## Aim of the exercise:
Retype the lines beneath this one, from the first through the line containing "(0,0) rectangle (692,-963);". Pictures are left out.

============================================================

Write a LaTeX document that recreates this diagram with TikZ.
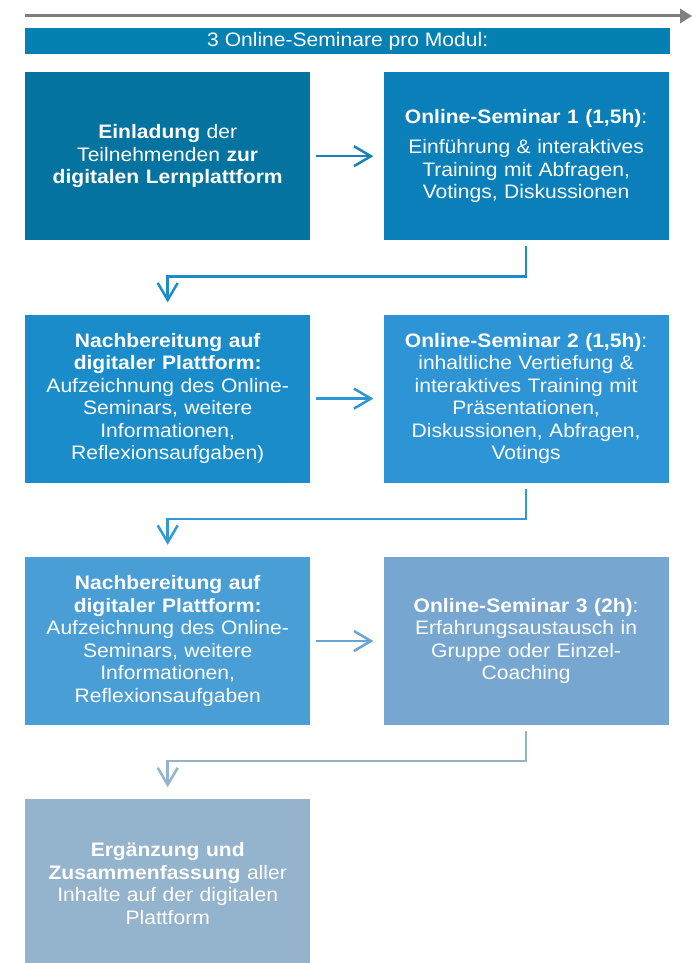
\documentclass[tikz,border=0pt]{standalone}
\usepackage{fontspec}
\setmainfont{Liberation Sans}[FakeStretch=1.08]
\usetikzlibrary{arrows.meta,positioning}

\definecolor{banner}{HTML}{0580B3}
\definecolor{boxA}{HTML}{05739F}
\definecolor{boxB}{HTML}{0A7FBA}
\definecolor{boxC}{HTML}{1A8CCA}
\definecolor{boxD}{HTML}{2D95D6}
\definecolor{boxE}{HTML}{4A9ED6}
\definecolor{boxF}{HTML}{77A7D0}
\definecolor{boxG}{HTML}{94B3CD}
\definecolor{timegray}{HTML}{7F7F7F}
\definecolor{arrowA}{HTML}{1A80B8}
\definecolor{arrowB}{HTML}{1B8CC8}
\definecolor{arrowC}{HTML}{2E96D6}
\definecolor{arrowD}{HTML}{3399D6}
\definecolor{arrowE}{HTML}{6AA4D4}

\tikzstyle{rec} = [rectangle, minimum width=285pt, minimum height=168pt, align=center, text width=282pt, inner sep=0pt, text=white, font=\fontsize{19.5}{22.5}\selectfont]
\tikzstyle{flow} = [line width=2.5pt, -{Straight Barb[length=17pt,width=20pt]}]

\begin{document}
\begin{tikzpicture}[x=1pt,y=1pt,node distance=74pt and 73pt]
  \useasboundingbox (0,0) rectangle (692,-963);

  % timeline on top
  \coordinate (tlstart) at (25,-16);
  \coordinate (tlend) at (692,-16);
  \draw[timegray, line width=3pt, -{Triangle[length=12pt,width=14pt]}] (tlstart) -- (tlend);

  \node (Banner) [rectangle, fill=banner, text=white, minimum width=645pt, minimum height=26pt, inner sep=0pt, anchor=north west, font=\fontsize{19.5}{22}\selectfont] at (25,-28) {3 Online-Seminare pro Modul:};

  \node (Einladung) [rec, fill=boxA, anchor=north west] at (25,-72) {\textbf{Einladung} der\\ Teilnehmenden \textbf{zur}\\ \textbf{digitalen Lernplattform}};
  \node (Seminar1) [rec, fill=boxB, right = of Einladung] {\textbf{Online-Seminar 1 (1,5h)}:\\[8pt] Einführung \& interaktives\\ Training mit Abfragen,\\ Votings, Diskussionen};
  \node (Nachbereitung1) [rec, fill=boxC, below = of Einladung] {\textbf{Nachbereitung auf}\\ \textbf{digitaler Plattform:}\\ Aufzeichnung des Online-\\ Seminars, weitere\\ Informationen,\\ Reflexionsaufgaben)};
  \node (Seminar2) [rec, fill=boxD, right = of Nachbereitung1] {\textbf{Online-Seminar 2 (1,5h)}:\\ inhaltliche Vertiefung \&\\ interaktives Training mit\\ Präsentationen,\\ Diskussionen, Abfragen,\\ Votings};
  \node (Nachbereitung2) [rec, fill=boxE, below = of Nachbereitung1] {\textbf{Nachbereitung auf}\\ \textbf{digitaler Plattform:}\\ Aufzeichnung des Online-\\ Seminars, weitere\\ Informationen,\\ Reflexionsaufgaben};
  \node (Seminar3) [rec, fill=boxF, right = of Nachbereitung2] {\textbf{Online-Seminar 3 (2h)}:\\ Erfahrungsaustausch in\\ Gruppe oder Einzel-\\ Coaching};
  \node (Ergaenzung) [rec, fill=boxG, below = of Nachbereitung2] {\textbf{Ergänzung und}\\ \textbf{Zusammenfassung} aller\\ Inhalte auf der digitalen\\ Plattform};

  % arrows between the boxes
  \draw[flow, arrowA] ([xshift=6pt]Einladung.east) -- ([xshift=-10pt]Seminar1.west);
  \draw[flow, arrowB] ([yshift=-6pt]Seminar1.south) -- ++(0,-30) -| ([yshift=12pt]Nachbereitung1.north);
  \draw[flow, arrowC] ([xshift=6pt]Nachbereitung1.east) -- ([xshift=-10pt]Seminar2.west);
  \draw[flow, arrowD] ([yshift=-6pt]Seminar2.south) -- ++(0,-30) -| ([yshift=12pt]Nachbereitung2.north);
  \draw[flow, arrowE] ([xshift=6pt]Nachbereitung2.east) -- ([xshift=-10pt]Seminar3.west);
  \draw[flow, boxG] ([yshift=-6pt]Seminar3.south) -- ++(0,-30) -| ([yshift=12pt]Ergaenzung.north);
\end{tikzpicture}
\end{document}
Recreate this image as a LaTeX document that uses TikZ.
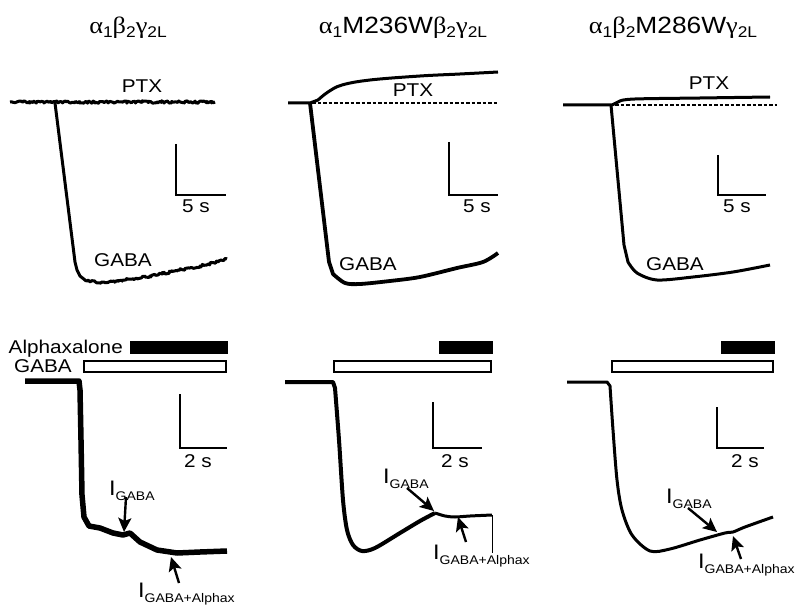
\documentclass[tikz,border=0pt]{standalone}
\usepackage{fontspec}
\setmainfont[FakeStretch=1.12]{Liberation Sans}
\newfontfamily\grk[FakeStretch=1.12]{Liberation Serif}
\usetikzlibrary{arrows.meta,decorations.pathmorphing}
\newcommand\tsub[1]{\raisebox{-4pt}{\fontsize{15.5}{16}\selectfont #1}}
\newcommand\isub[1]{\raisebox{-5.5pt}{\fontsize{12.5}{13}\selectfont #1}}
\tikzset{
	trace/.style={line width=3pt, line join=round},
	noisy/.style={decorate, decoration={random steps, segment length=1.3pt, amplitude=1.2pt}},
	dashline/.style={line width=1.6pt, dash pattern=on 3.5pt off 2pt},
	sbar/.style={line width=2.4pt},
	blackbar/.style={draw, fill=black},
	whitebar/.style={draw, line width=2.2pt, fill=white},
	lbl/.style={font=\fontsize{18.5}{20}\selectfont, inner sep=0pt, anchor=base},
	ttl/.style={font=\fontsize{23.5}{25}\selectfont, inner sep=0pt, anchor=base},
	ilbl/.style={font=\fontsize{21}{22}\selectfont, inner sep=0pt, anchor=base west},
	arr/.style={line width=2.4pt, -{Stealth[length=14pt,width=13pt,inset=3pt]}}
}

\begin{document}
\begin{tikzpicture}[x=1pt, y=-1pt]
			\useasboundingbox (0,0) rectangle (800,612);
			\pgfmathsetseed{11}
			%%%%% TOP ROW %%%%%
			\node[ttl] (ttlA) at (128,34) {{\grk α}\tsub{1}{\grk β}\tsub{2}{\grk γ}\tsub{2L}};
			\node[ttl] (ttlB) at (403,34) {{\grk α}\tsub{1}M236W{\grk β}\tsub{2}{\grk γ}\tsub{2L}};
			\node[ttl] (ttlC) at (673,34) {{\grk α}\tsub{1}{\grk β}\tsub{2}M286W{\grk γ}\tsub{2L}};
			
			% wild type
			\draw[trace, noisy] (10,102) -- (215,102);
			\draw[trace] (55,103) -- (75,262) -- (77,270) -- (80,276) -- (85,280);
			\draw[trace, noisy] (85,280) -- (100,283) -- (125,280) -- (150,276) -- (180,270) -- (205,265) -- (227,259);
			\node[lbl] (ptxA) at (142,93) {PTX};
			\node[lbl] (gabaA) at (123,267) {GABA};
			\draw[sbar] (176,144) -- (176,195) -- (226,195);
			\node[lbl] (secA) at (196,213) {5 s};
			
			% alpha mutant
			\draw[trace] (288,103) -- (310,103) -- plot[smooth, tension=0.6] coordinates {(318,100) (328,92) (342,85) (370,80) (420,76) (460,74) (498,72)};
			\draw[dashline] (312,103) -- (498,103);
			\draw[trace, line width=3.8pt] (310,103) -- (329,262) -- plot[smooth, tension=0.5] coordinates {(333,274) (345,283) (360,284) (390,281) (420,277) (457,268) (483,262) (498,253)};
			\node[lbl] (ptxB) at (413,97) {PTX};
			\node[lbl] (gabaB) at (368,271) {GABA};
			\draw[sbar] (449,142) -- (449,195) -- (498,195);
			\node[lbl] (secB) at (477,213) {5 s};
			
			% beta mutant
			\draw[trace] (563,105) -- (612,105) -- plot[smooth, tension=0.6] coordinates {(620,101) (635,99) (700,98) (770,97)};
			\draw[dashline] (615,105) -- (777,105);
			\draw[trace] (611,105) -- (624,245) -- plot[smooth, tension=0.5] coordinates {(628,262) (637,273) (657,280) (693,277) (733,272) (770,265)};
			\node[lbl] (ptxC) at (709,90) {PTX};
			\node[lbl] (gabaC) at (675,271) {GABA};
			\draw[sbar] (718,155) -- (718,195) -- (766,195);
			\node[lbl] (secC) at (737,213) {5 s};
			
			%%%%% BOTTOM ROW %%%%%
			\node[lbl, anchor=base east] (alphx) at (123,353) {Alphaxalone};
			\node[lbl, anchor=base east] (gabaD) at (72,372) {GABA};
			\draw[blackbar] (130,341) rectangle (227,353);
			\draw[whitebar] (84,361) rectangle (226,372);
			\draw[blackbar] (439,341) rectangle (492,353);
			\draw[whitebar] (334,361) rectangle (491,372);
			\draw[blackbar] (721,341) rectangle (774,353);
			\draw[whitebar] (612,361) rectangle (773,372);
			
			% wild type
			\draw[trace, line width=5.5pt] (25,381) -- (79,381) -- (80,390) -- (81,440) -- (82,495) -- (84,517) -- (89,526) -- (100,528) -- (113,533) -- (123,535) -- (130,533) -- (140,542) -- (157,550) -- (177,553) -- (200,552) -- (227,551);
			\draw[sbar] (180,394) -- (180,448) -- (227,448);
			\node[lbl] (secD) at (198,467) {2 s};
			\node[ilbl] (igA) at (109,495) {I\isub{GABA}};
			\node[ilbl] (ialA) at (138,597) {I\isub{GABA+Alphax}};
			\coordinate (igAt) at (126,497);
			\coordinate (igAh) at (124,532);
			\coordinate (ialAt) at (179,583);
			\coordinate (ialAh) at (171,557);
			\draw[arr] (igAt) -- (igAh);
			\draw[arr] (ialAt) -- (ialAh);
			
			% alpha mutant
			\draw[trace, line width=4pt] (285,382) -- (333,382) -- plot[smooth, tension=0.5] coordinates {(335,388) (339,440) (343,500) (347,530) (353,545) (362,551) (375,548) (400,533) (420,521) (435,513)};
			\draw[trace] plot[smooth, tension=0.5] coordinates {(435,513) (445,516) (455,517) (470,516) (492,515)};
			\draw[line width=0.8pt] (492,515) -- (492,553);
			\draw[sbar] (433,402) -- (433,448) -- (482,448);
			\node[lbl] (secE) at (455,467) {2 s};
			\node[ilbl] (igB) at (383,483) {I\isub{GABA}};
			\node[ilbl] (ialB) at (433,559) {I\isub{GABA+Alphax}};
			\coordinate (igBt) at (407,488);
			\coordinate (igBh) at (434,511);
			\coordinate (ialBt) at (466,542);
			\coordinate (ialBh) at (458,517);
			\draw[arr] (igBt) -- (igBh);
			\draw[arr] (ialBt) -- (ialBh);
			
			% beta mutant
			\draw[trace] (567,382) -- (607,382) -- plot[smooth, tension=0.5] coordinates {(610,386) (613,430) (617,480) (622,510) (632,535) (650,551) (670,549) (700,540) (725,533) (733,532) (745,527) (773,517)};
			\draw[sbar] (717,407) -- (717,448) -- (764,448);
			\node[lbl] (secF) at (745,467) {2 s};
			\node[ilbl] (igC) at (666,503) {I\isub{GABA}};
			\node[ilbl] (ialC) at (698,568) {I\isub{GABA+Alphax}};
			\coordinate (igCt) at (688,508);
			\coordinate (igCh) at (717,532);
			\coordinate (ialCt) at (741,559);
			\coordinate (ialCh) at (733,536);
			\draw[arr] (igCt) -- (igCh);
			\draw[arr] (ialCt) -- (ialCh);
			%%%%% END %%%%%
\end{tikzpicture}
\end{document}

============================================================

## Exercise response:
Write a LaTeX document that recreates this diagram with TikZ.
\documentclass[tikz,border=0pt]{standalone}
\usepackage{fontspec}
\setmainfont{Liberation Sans}[FakeStretch=1.08]
\usetikzlibrary{arrows.meta,positioning}

\definecolor{banner}{HTML}{0580B3}
\definecolor{boxA}{HTML}{05739F}
\definecolor{boxB}{HTML}{0A7FBA}
\definecolor{boxC}{HTML}{1A8CCA}
\definecolor{boxD}{HTML}{2D95D6}
\definecolor{boxE}{HTML}{4A9ED6}
\definecolor{boxF}{HTML}{77A7D0}
\definecolor{boxG}{HTML}{94B3CD}
\definecolor{timegray}{HTML}{7F7F7F}
\definecolor{arrowA}{HTML}{1A80B8}
\definecolor{arrowB}{HTML}{1B8CC8}
\definecolor{arrowC}{HTML}{2E96D6}
\definecolor{arrowD}{HTML}{3399D6}
\definecolor{arrowE}{HTML}{6AA4D4}

\tikzstyle{rec} = [rectangle, minimum width=285pt, minimum height=168pt, align=center, text width=282pt, inner sep=0pt, text=white, font=\fontsize{19.5}{22.5}\selectfont]
\tikzstyle{flow} = [line width=2.5pt, -{Straight Barb[length=17pt,width=20pt]}]

\begin{document}
\begin{tikzpicture}[x=1pt,y=1pt,node distance=74pt and 73pt]
  \useasboundingbox (0,0) rectangle (692,-963);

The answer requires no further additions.